---------- Records for processing
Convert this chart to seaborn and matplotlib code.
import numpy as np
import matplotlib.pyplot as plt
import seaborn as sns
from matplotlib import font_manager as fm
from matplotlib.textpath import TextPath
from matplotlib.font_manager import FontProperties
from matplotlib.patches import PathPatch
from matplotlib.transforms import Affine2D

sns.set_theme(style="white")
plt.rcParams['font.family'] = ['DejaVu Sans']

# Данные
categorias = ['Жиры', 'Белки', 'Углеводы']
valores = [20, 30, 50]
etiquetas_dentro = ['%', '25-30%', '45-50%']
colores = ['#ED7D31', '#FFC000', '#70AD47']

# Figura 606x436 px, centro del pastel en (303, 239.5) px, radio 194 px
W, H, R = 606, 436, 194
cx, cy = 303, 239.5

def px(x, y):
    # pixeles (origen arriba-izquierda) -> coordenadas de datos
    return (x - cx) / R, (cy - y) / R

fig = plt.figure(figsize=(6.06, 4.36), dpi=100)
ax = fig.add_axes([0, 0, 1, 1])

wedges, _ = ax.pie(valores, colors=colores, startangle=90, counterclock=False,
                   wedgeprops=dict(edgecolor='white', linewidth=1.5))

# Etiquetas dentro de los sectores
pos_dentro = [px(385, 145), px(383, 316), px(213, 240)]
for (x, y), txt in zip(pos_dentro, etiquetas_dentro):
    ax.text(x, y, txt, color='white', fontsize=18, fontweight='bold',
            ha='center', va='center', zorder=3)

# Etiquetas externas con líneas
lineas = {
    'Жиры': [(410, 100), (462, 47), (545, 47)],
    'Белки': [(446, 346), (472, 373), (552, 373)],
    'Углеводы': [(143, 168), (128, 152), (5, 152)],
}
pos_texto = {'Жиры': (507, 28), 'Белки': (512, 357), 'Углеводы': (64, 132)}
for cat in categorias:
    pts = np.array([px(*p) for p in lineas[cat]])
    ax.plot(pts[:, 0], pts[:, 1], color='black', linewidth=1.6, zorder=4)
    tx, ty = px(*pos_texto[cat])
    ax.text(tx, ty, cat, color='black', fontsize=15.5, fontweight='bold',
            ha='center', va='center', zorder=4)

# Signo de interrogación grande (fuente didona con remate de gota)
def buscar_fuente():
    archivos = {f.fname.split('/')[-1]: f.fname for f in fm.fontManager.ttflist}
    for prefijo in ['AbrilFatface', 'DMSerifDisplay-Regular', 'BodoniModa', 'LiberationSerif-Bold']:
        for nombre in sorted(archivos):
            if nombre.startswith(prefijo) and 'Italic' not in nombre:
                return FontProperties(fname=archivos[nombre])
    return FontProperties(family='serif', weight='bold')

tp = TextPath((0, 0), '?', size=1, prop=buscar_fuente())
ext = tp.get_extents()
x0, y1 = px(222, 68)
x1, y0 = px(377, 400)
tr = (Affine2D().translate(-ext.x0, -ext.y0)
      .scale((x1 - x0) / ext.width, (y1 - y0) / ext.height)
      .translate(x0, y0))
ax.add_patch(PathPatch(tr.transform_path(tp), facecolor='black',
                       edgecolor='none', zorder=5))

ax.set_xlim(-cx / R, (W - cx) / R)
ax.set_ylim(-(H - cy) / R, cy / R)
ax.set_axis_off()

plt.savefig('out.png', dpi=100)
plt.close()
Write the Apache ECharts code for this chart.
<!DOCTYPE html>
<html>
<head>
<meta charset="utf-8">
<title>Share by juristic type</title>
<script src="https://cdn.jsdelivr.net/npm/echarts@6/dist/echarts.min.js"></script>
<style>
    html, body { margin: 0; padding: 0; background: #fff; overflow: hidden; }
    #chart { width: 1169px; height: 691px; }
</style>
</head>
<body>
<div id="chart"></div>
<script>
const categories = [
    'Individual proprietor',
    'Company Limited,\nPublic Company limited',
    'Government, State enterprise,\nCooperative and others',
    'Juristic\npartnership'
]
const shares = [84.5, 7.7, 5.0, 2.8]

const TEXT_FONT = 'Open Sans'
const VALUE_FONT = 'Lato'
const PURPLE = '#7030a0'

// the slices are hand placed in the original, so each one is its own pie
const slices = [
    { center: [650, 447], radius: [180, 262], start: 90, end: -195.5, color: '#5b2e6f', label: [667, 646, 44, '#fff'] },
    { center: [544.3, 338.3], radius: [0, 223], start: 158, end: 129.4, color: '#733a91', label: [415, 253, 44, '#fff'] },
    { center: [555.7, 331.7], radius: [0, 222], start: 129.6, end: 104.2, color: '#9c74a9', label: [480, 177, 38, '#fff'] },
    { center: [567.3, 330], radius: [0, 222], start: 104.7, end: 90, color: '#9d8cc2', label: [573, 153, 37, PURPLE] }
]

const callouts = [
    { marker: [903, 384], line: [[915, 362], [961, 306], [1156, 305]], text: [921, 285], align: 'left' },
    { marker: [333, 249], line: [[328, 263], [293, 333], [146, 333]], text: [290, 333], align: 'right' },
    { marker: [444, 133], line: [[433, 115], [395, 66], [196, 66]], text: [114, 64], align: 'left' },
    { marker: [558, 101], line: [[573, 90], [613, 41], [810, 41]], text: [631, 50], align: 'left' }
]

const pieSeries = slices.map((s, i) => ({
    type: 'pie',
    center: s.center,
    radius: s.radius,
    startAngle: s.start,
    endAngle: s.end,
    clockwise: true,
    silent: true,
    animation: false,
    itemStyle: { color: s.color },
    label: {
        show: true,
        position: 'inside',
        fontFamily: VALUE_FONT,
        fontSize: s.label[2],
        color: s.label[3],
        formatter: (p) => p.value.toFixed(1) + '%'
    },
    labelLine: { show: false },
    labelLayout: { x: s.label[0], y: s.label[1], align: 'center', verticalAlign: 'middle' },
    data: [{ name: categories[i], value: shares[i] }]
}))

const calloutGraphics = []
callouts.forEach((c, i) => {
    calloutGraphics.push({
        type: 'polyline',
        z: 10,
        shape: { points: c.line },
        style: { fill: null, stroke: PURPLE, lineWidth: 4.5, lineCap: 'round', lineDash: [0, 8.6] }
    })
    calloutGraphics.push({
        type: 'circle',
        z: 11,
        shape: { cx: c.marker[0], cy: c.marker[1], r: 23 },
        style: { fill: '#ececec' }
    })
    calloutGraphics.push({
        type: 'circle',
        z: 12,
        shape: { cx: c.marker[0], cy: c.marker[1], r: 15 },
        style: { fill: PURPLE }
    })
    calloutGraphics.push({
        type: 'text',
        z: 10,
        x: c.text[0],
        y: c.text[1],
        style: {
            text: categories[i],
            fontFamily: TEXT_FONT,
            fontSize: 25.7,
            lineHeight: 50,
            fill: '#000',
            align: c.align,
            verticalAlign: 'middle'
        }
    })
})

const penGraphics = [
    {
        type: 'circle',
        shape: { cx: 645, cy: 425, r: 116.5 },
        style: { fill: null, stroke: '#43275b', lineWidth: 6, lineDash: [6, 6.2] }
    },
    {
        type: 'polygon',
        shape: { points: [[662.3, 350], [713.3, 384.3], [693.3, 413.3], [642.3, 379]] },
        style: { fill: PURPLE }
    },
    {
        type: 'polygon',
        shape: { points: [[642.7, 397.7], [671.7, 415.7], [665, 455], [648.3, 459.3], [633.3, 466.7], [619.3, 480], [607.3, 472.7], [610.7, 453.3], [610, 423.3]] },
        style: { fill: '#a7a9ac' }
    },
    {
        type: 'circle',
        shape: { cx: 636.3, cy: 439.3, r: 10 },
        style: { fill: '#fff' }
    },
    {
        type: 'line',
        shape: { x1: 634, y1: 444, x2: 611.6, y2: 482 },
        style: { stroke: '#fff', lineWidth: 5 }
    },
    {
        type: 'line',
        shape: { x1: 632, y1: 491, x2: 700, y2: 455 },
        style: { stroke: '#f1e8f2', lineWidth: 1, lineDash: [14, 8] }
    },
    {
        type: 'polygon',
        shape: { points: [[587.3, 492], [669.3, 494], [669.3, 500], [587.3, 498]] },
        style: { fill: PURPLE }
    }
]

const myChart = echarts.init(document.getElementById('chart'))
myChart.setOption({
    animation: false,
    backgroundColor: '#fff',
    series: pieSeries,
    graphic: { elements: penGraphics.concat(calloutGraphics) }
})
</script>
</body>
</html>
--------------------
● **Short task**:
Copy, please, exactly the lines that start at the first line of the data and end at the line containing "wedgeprops=dict(edgecolor='white', linewidth=1.5))", both kept and no others.

● **Exercise response**:
Convert this chart to seaborn and matplotlib code.
import numpy as np
import matplotlib.pyplot as plt
import seaborn as sns
from matplotlib import font_manager as fm
from matplotlib.textpath import TextPath
from matplotlib.font_manager import FontProperties
from matplotlib.patches import PathPatch
from matplotlib.transforms import Affine2D

sns.set_theme(style="white")
plt.rcParams['font.family'] = ['DejaVu Sans']

# Данные
categorias = ['Жиры', 'Белки', 'Углеводы']
valores = [20, 30, 50]
etiquetas_dentro = ['%', '25-30%', '45-50%']
colores = ['#ED7D31', '#FFC000', '#70AD47']

# Figura 606x436 px, centro del pastel en (303, 239.5) px, radio 194 px
W, H, R = 606, 436, 194
cx, cy = 303, 239.5

def px(x, y):
    # pixeles (origen arriba-izquierda) -> coordenadas de datos
    return (x - cx) / R, (cy - y) / R

fig = plt.figure(figsize=(6.06, 4.36), dpi=100)
ax = fig.add_axes([0, 0, 1, 1])

wedges, _ = ax.pie(valores, colors=colores, startangle=90, counterclock=False,
                   wedgeprops=dict(edgecolor='white', linewidth=1.5))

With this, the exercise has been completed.